An unusual report from Italy about the July fires on the Gargano Peninsula. The article below was partially translated by a reader.

©NOAA - NASA
Fires in Southern Europe

The news from Gargano [A Peninsula in South Eastern Italy] seem to come from another planet, from a country of the third world. And they are also, partially, false.

According to the man in charge of the Civil Protection - Mr. Bertolaso - "all the fires are the work of pyromaniacs" and all measures were taken [to put out the fires], always according to Bertolaso: for the one who stand behind the television screen, they truth seems inconfutable. At 7 p.m., July 24 - while TV's news networks were getting excited at the Garganian apocalypse - I pick up the phone and call an acquaintance, which manages to run a hotel between Peschici and Vieste. He reassured me: the tragedy is in Peschici, while the situation on the shoreline between Peschici and Vieste is under control. Anyway. The flames, that same morning, were showing up very close to the entrance of his residence: staff and tourists have been working together with water nozzles and chains of buckets. The danger has been averted.

Pyromaniacs? No - hearing him chuckling at the phone - it was eventually some elder peasant who, thoughtlessly, has put the brushwood on fire and then lost control of it. On the other hand: why ignite a fire to the very structures that bring forth wealth and goods for the whole community?

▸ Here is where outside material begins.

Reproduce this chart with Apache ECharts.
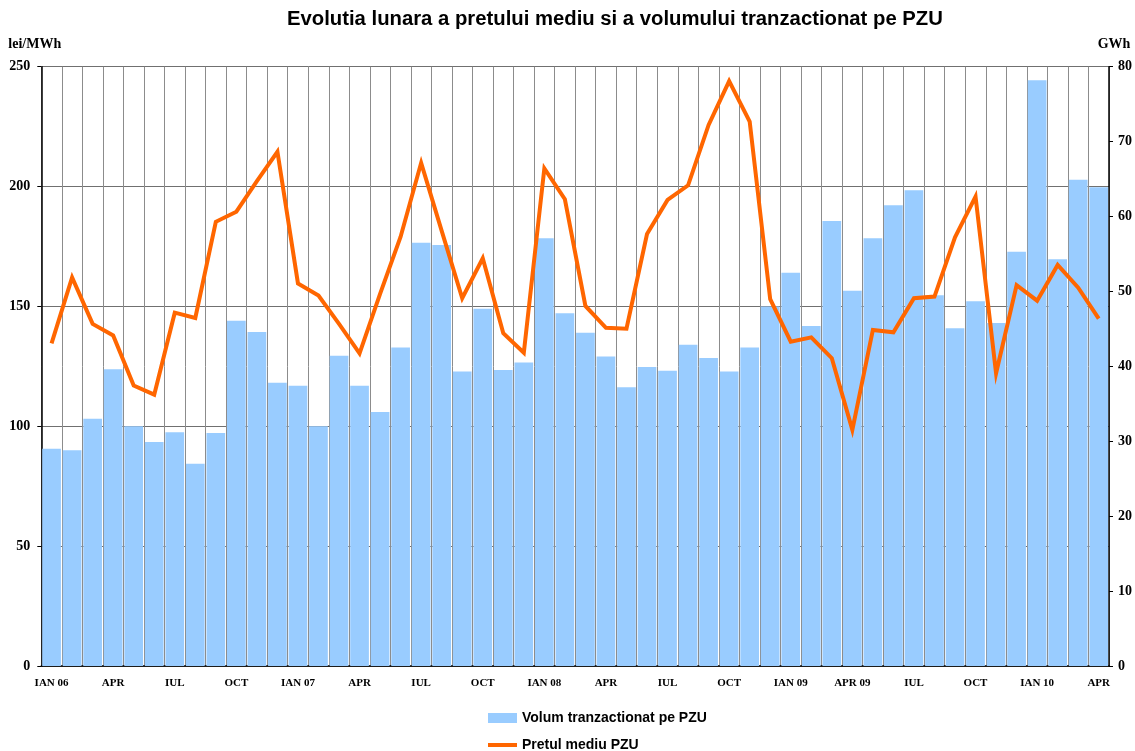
<!DOCTYPE html>
<html>
<head>
<meta charset="utf-8">
<title>PZU</title>
<script src="https://cdn.jsdelivr.net/npm/echarts@6/dist/echarts.min.js"></script>
<style>
  html, body { margin: 0; padding: 0; background: #fff; }
  #main { width: 1135px; height: 751px; }
</style>
</head>
<body>
<div id="main"></div>
<script>
// luni ian 2006 - apr 2010
const months = [
  'IAN 06', 'FEB 06', 'MAR 06', 'APR 06', 'MAI 06', 'IUN 06', 'IUL 06', 'AUG 06', 'SEP 06', 'OCT 06', 'NOV 06', 'DEC 06',
  'IAN 07', 'FEB 07', 'MAR 07', 'APR 07', 'MAI 07', 'IUN 07', 'IUL 07', 'AUG 07', 'SEP 07', 'OCT 07', 'NOV 07', 'DEC 07',
  'IAN 08', 'FEB 08', 'MAR 08', 'APR 08', 'MAI 08', 'IUN 08', 'IUL 08', 'AUG 08', 'SEP 08', 'OCT 08', 'NOV 08', 'DEC 08',
  'IAN 09', 'FEB 09', 'MAR 09', 'APR 09', 'MAI 09', 'IUN 09', 'IUL 09', 'AUG 09', 'SEP 09', 'OCT 09', 'NOV 09', 'DEC 09',
  'IAN 10', 'FEB 10', 'MAR 10', 'APR 10',
]
// etichete afisate (din 3 in 3 luni)
const tickLabels = [
  'IAN 06', 'APR', 'IUL', 'OCT', 'IAN 07', 'APR', 'IUL', 'OCT', 'IAN 08',
  'APR', 'IUL', 'OCT', 'IAN 09', 'APR 09', 'IUL', 'OCT', 'IAN 10', 'APR',
]
// GWh
const volum = [
  29.0, 28.8, 33.0, 39.6, 32.0, 29.9, 31.2, 27.0, 31.1, 46.1, 44.6, 37.8,
  37.4, 32.0, 41.4, 37.4, 33.9, 42.5, 56.5, 56.2, 39.3, 47.7, 39.5, 40.5,
  57.1, 47.1, 44.5, 41.3, 37.2, 39.9, 39.4, 42.9, 41.1, 39.3, 42.5, 48.0,
  52.5, 45.4, 59.4, 50.1, 57.1, 61.5, 63.5, 49.5, 45.1, 48.7, 45.8, 55.3,
  78.2, 54.3, 64.9, 63.9,
]
// lei/MWh
const pret = [
  134.6, 162.1, 142.7, 137.9, 117.0, 113.2, 147.4, 145.2, 185.3, 189.5, 202.3, 214.5,
  159.6, 154.5, 142.7, 130.4, 155.2, 179.1, 209.9, 181.5, 153.4, 170.1, 138.8, 130.7,
  207.6, 194.7, 150.2, 141.1, 140.7, 180.2, 194.4, 200.5, 225.7, 244.0, 227.1, 153.0,
  135.3, 137.1, 128.4, 98.5, 140.2, 139.2, 153.4, 154.1, 178.8, 195.8, 122.1, 158.9,
  152.4, 167.3, 157.8, 144.9,
]

const serif = '"Liberation Serif", "Times New Roman", serif'
const sans = '"Liberation Sans", Arial, sans-serif'

let chart = echarts.init(document.getElementById('main'))
chart.setOption({
  animation: false,
  title: {
    text: 'Evolutia lunara a pretului mediu si a volumului tranzactionat pe PZU',
    left: 287,
    top: 9,
    padding: 0,
    textStyle: { fontFamily: sans, fontSize: 20.3, fontWeight: 'bold', color: '#000' },
  },
  legend: [
    {
      data: ['Volum tranzactionat pe PZU'],
      left: 488, top: 711, padding: 0,
      icon: 'rect', itemWidth: 29, itemHeight: 10, itemGap: 0,
      textStyle: { fontFamily: sans, fontSize: 14, fontWeight: 'bold', color: '#000' },
    },
    {
      data: ['Pretul mediu PZU'],
      left: 488, top: 738, padding: 0,
      icon: 'rect', itemWidth: 29, itemHeight: 4, itemGap: 0,
      textStyle: { fontFamily: sans, fontSize: 14, fontWeight: 'bold', color: '#000' },
    },
  ],
  grid: { left: 41.3, right: 24.7, top: 66.7, bottom: 85 },
  xAxis: {
    type: 'category',
    data: months,
    boundaryGap: true,
    axisLine: { lineStyle: { color: '#000', width: 1.5 } },
    axisTick: { interval: 0, length: 4, lineStyle: { color: '#000' } },
    axisLabel: {
      interval: 2,
      margin: 12,
      fontFamily: serif, fontSize: 11, fontWeight: 'bold', color: '#000',
      formatter: (v, i) => tickLabels[Math.round(i / 3)],
    },
    splitLine: { show: true, interval: 0, lineStyle: { color: '#8c8c8c', width: 1 } },
  },
  yAxis: [
    {
      type: 'value',
      min: 0, max: 250, interval: 50,
      name: 'lei/MWh',
      nameGap: 15,
      nameTextStyle: { fontFamily: serif, fontSize: 14, fontWeight: 'bold', color: '#000', align: 'center', padding: [0, 13, 0, 0] },
      axisLine: { show: true, lineStyle: { color: '#000', width: 1.5 } },
      axisTick: { show: true, length: 4, lineStyle: { color: '#000' } },
      axisLabel: { margin: 11, fontFamily: serif, fontSize: 14, fontWeight: 'bold', color: '#000' },
      splitLine: { show: true, lineStyle: { color: '#707070', width: 1 } },
    },
    {
      type: 'value',
      min: 0, max: 80, interval: 10,
      name: 'GWh',
      nameGap: 15,
      nameTextStyle: { fontFamily: serif, fontSize: 14, fontWeight: 'bold', color: '#000', align: 'center', padding: [0, 0, 0, 10] },
      axisLine: { show: true, lineStyle: { color: '#000', width: 1.5 } },
      axisTick: { show: true, length: 4, lineStyle: { color: '#000' } },
      axisLabel: { margin: 9, fontFamily: serif, fontSize: 14, fontWeight: 'bold', color: '#000' },
      splitLine: { show: false },
    },
  ],
  series: [
    {
      name: 'Volum tranzactionat pe PZU',
      type: 'bar',
      yAxisIndex: 1,
      data: volum,
      barCategoryGap: '9%',
      itemStyle: { color: '#99CCFF' },
    },
    {
      name: 'Pretul mediu PZU',
      type: 'line',
      yAxisIndex: 0,
      data: pret,
      symbol: 'none',
      itemStyle: { color: '#FF6600' },
      lineStyle: { color: '#FF6600', width: 4, join: 'miter' },
    },
  ],
})
</script>
</body>
</html>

What kind of innkeeper doesn't sell oil, vegetables, bread and cheeses to tourists, and those who don't have anything to sell are restaurateurs or men busy in the boat renting business.

To sum it up, it's difficult to believe that they're shooting themselves on the foot after all, especially if you know those persons and know that they're betting entirely on that very summer season to earn anything from tourists.

We do not follow science fiction-like truths here. I'm asking about the weather: 43 C. degrees with strong and dry sirocco wind. Beginning to meditate on it all, remembering the brushwood where only few months ago we were collecting capers by dry grass in May, between barren cliffs and, unfortunately, too much rubbish. Cans and glasses are not an unusual encounter. In these conditions, I ponder, a piece of glass on dry grass is enough, and the fire is assured. Then, almost to relieve my feelings, he tells me that - after having extinguished the flames near the residence - now they have a better outlook of the whole situation.

The thing that surprised him, was to acknowledge that - by a near lawn grown up by few olives - the flames seemed to gush from the earth itself. Without warning, while walking, you could see the smoke and immediately after that, flames arising from the ground. That's it, out of nowhere. They managed to fix the situation by running back and forth for hours, with water buckets at hand, in order to put out the mysterious fires that seemed to escape from under the ground. We noticed: neither fires nor pyromaniacs were close to us at this point, so far.

Probably, and that's it since it has never been taken in due consideration, we would have to carefully estimate the moisture of the soil. The only Environment Protection Agency that actually publish stuff like that - and of which I'm aware of - is that of Emilia-Romagna [Northern Italy]. If past summer's data is taken into account, we'll see that an African-like drought has reached many areas of the Emilia Romagna: and Emilia is not at all like Puglia [Southern Italy], with the sirocco at 43 degrees!